In some cases, sanctions are imposed for situations that were caused by administrative errors by benefit agencies. It is imperative that claimants are not sanctioned for situations that were clearly not of their own making.
- An East of Scotland CAB reports of a client claiming joint JSA with her partner. They have both been sanctioned because her partner didn’t attend an interview which occurred when he was attending a mandatory work placement. The client’s partner explained to the Jobcentre that when he enquired about the double booking the work placement provider had advised him to attend the placement, rather than the interview, but the sanction still stands. The family have no cooker and very little furniture in their new tenancy and are currently living on income from Child Benefit and Child Tax Credits A West of Scotland CAB helped a client to re-appeal a two week sanction applied to his JSA claim in July 2012 after he failed to attend a Work Programme appointment. He had originally appealed on the grounds that he had not received the letter informing him of the appointment, but the sanction was upheld. The CAB adviser contacted the Jobcentre and the Work Programme provider and established that the DWP had failed to pass on the client’s new address after he moved in December 2011, so all the paperwork had been sent to his old address.
For many claimants, sanctions can put them in a crisis situation. Bureaux have reported an increase in the number of clients requiring referrals for food parcels, with JSA sanctions being reported as one of the main causes of this increase.
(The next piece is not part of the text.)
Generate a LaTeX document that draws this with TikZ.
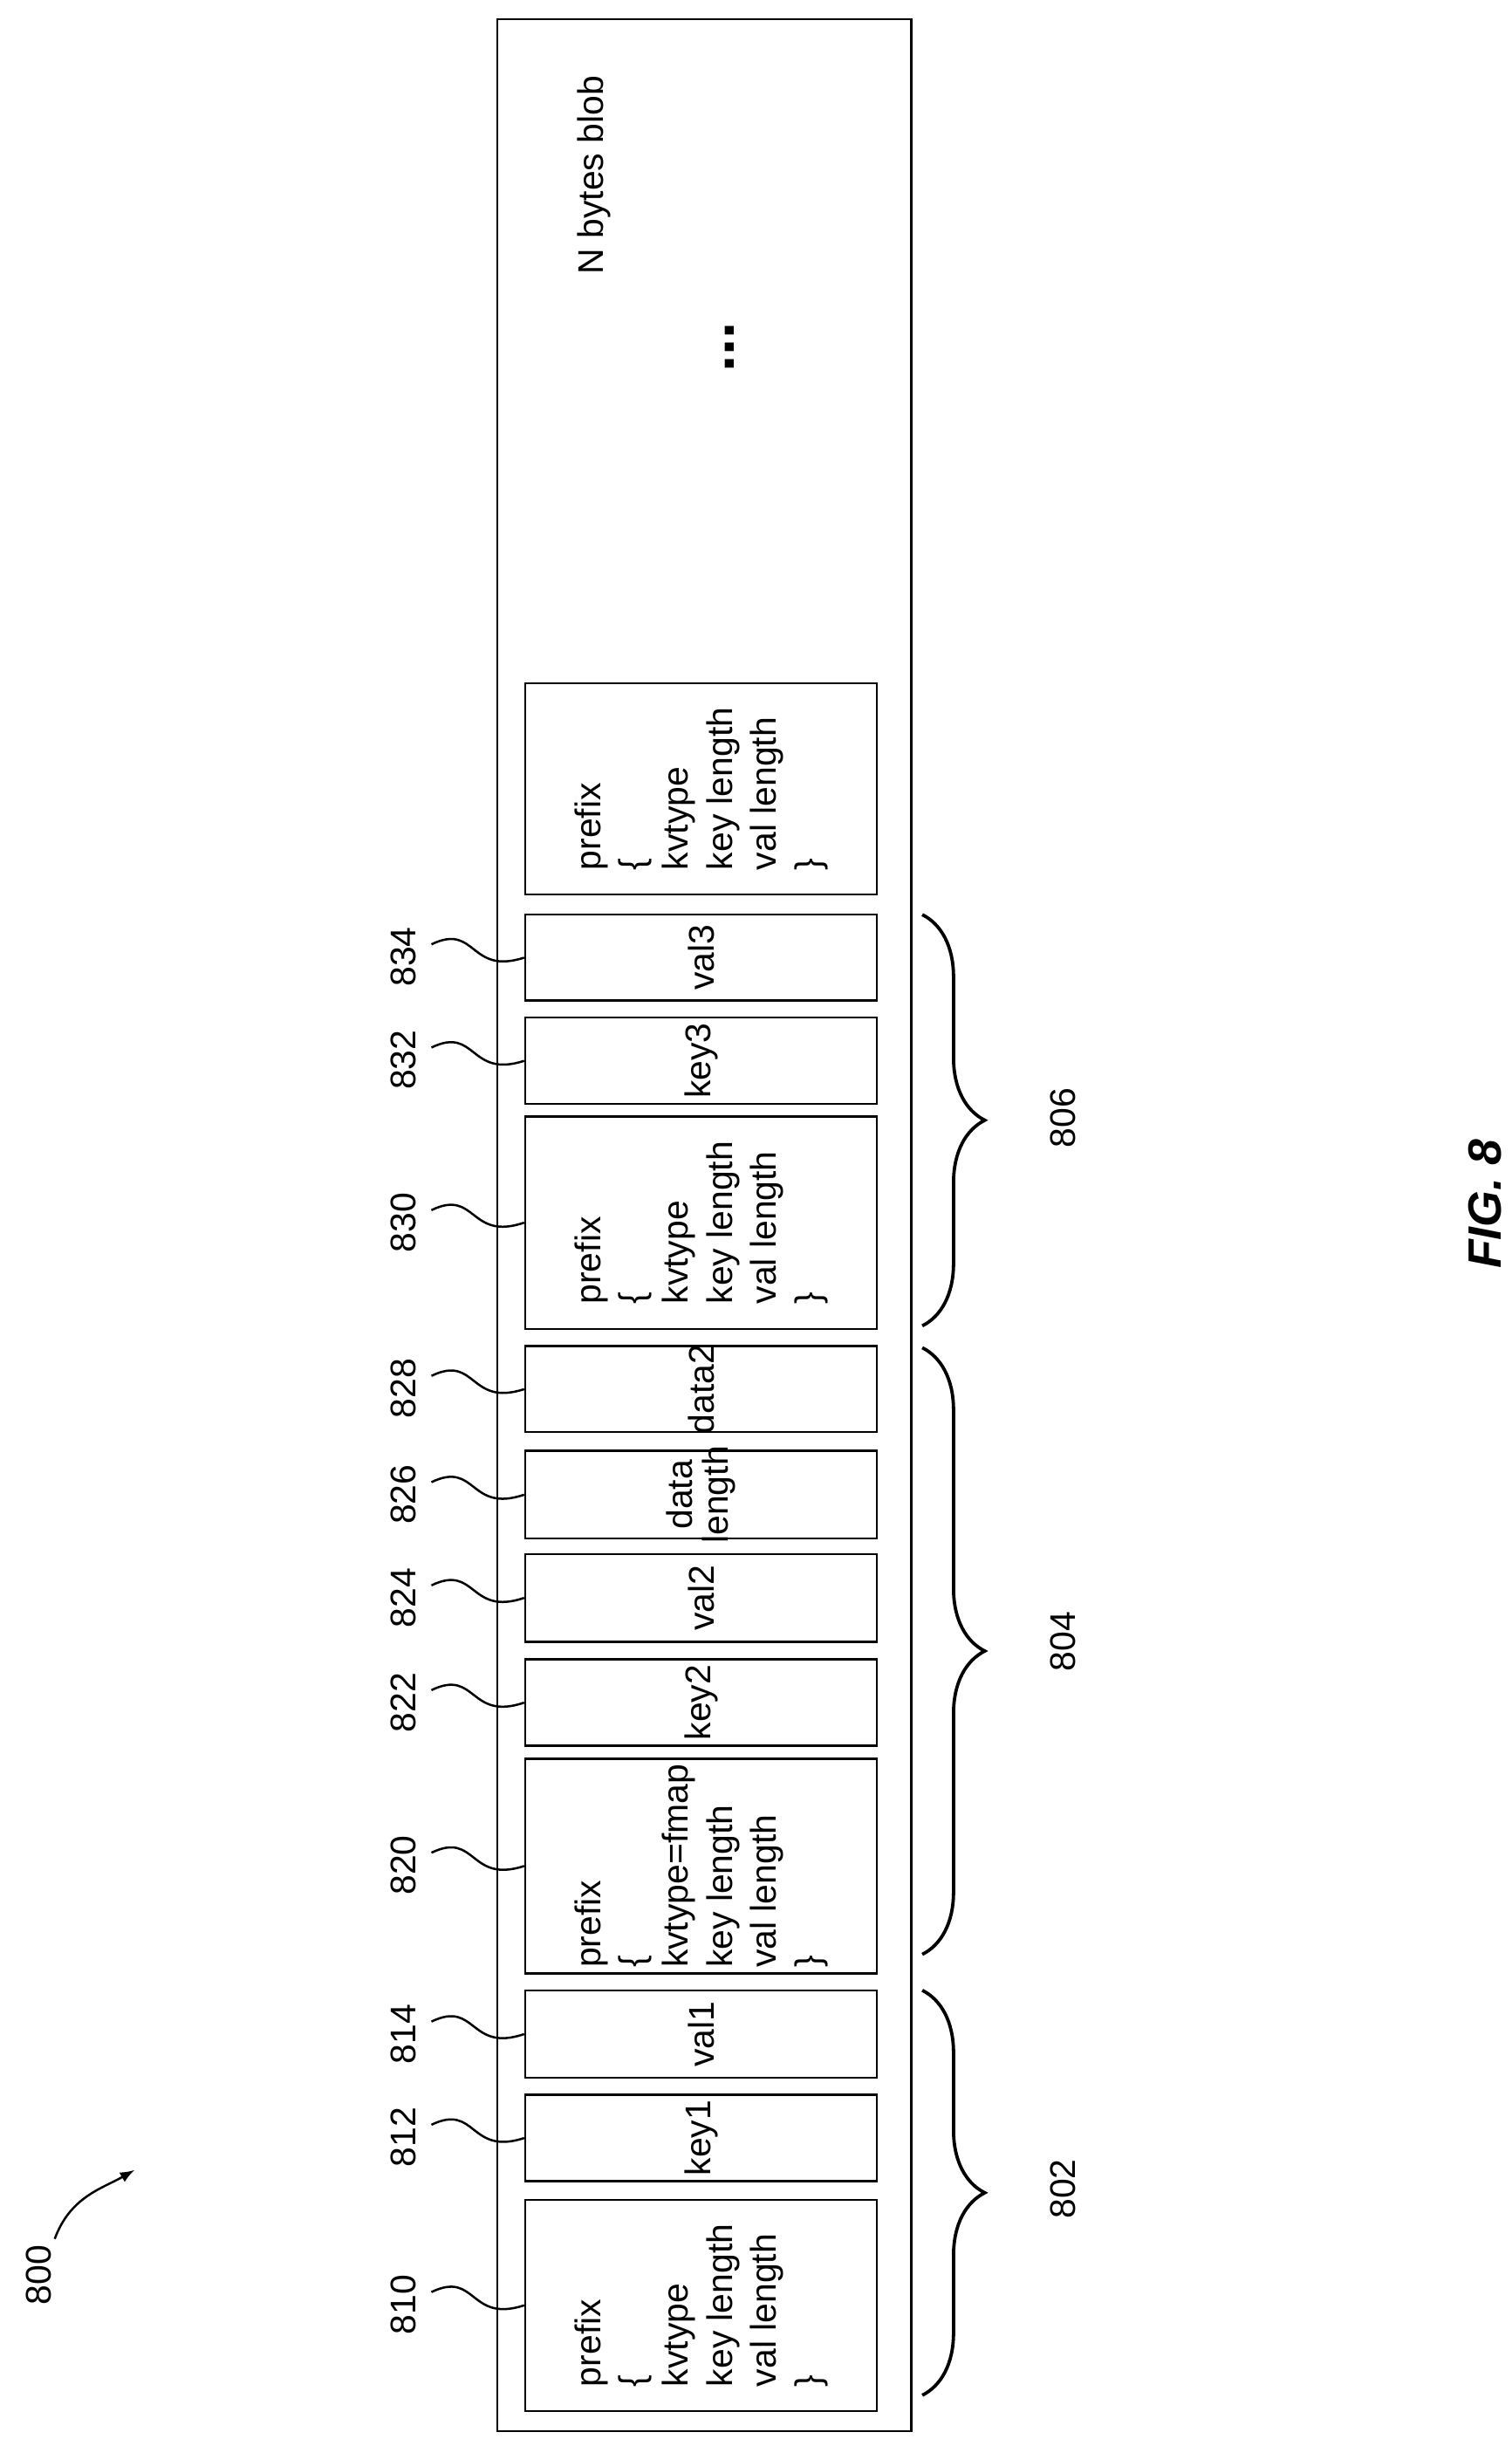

- A West of Scotland CAB reports of a client who is reliant on food parcels that he is receiving from local churches. The client is currently homeless and recently received a sanction of two weeks to his JSA claim after missing a signing on date for the second time this year. The client cannot claim a hardship payment or Crisis Loan, so the bureau referred the client for a food parcel. The client approached the bureau two weeks later as he still has no money, cannot afford to travel to the Jobcentre, and is now reliant on food parcels to survive.
- A West of Scotland CAB reports of a client who requested help after his appeal against a JSA sanction failed. The client’s grandmother was seriously ill and he had forgotten to rearrange a mandatory meeting, resulting in a two week sanction. The client supports his mother and younger sister, and as a result of the sanction the family will have no income at all for two weeks. The CAB contacted the Jobcentre but it upheld its decision, so the adviser arranged for a food parcel for the family.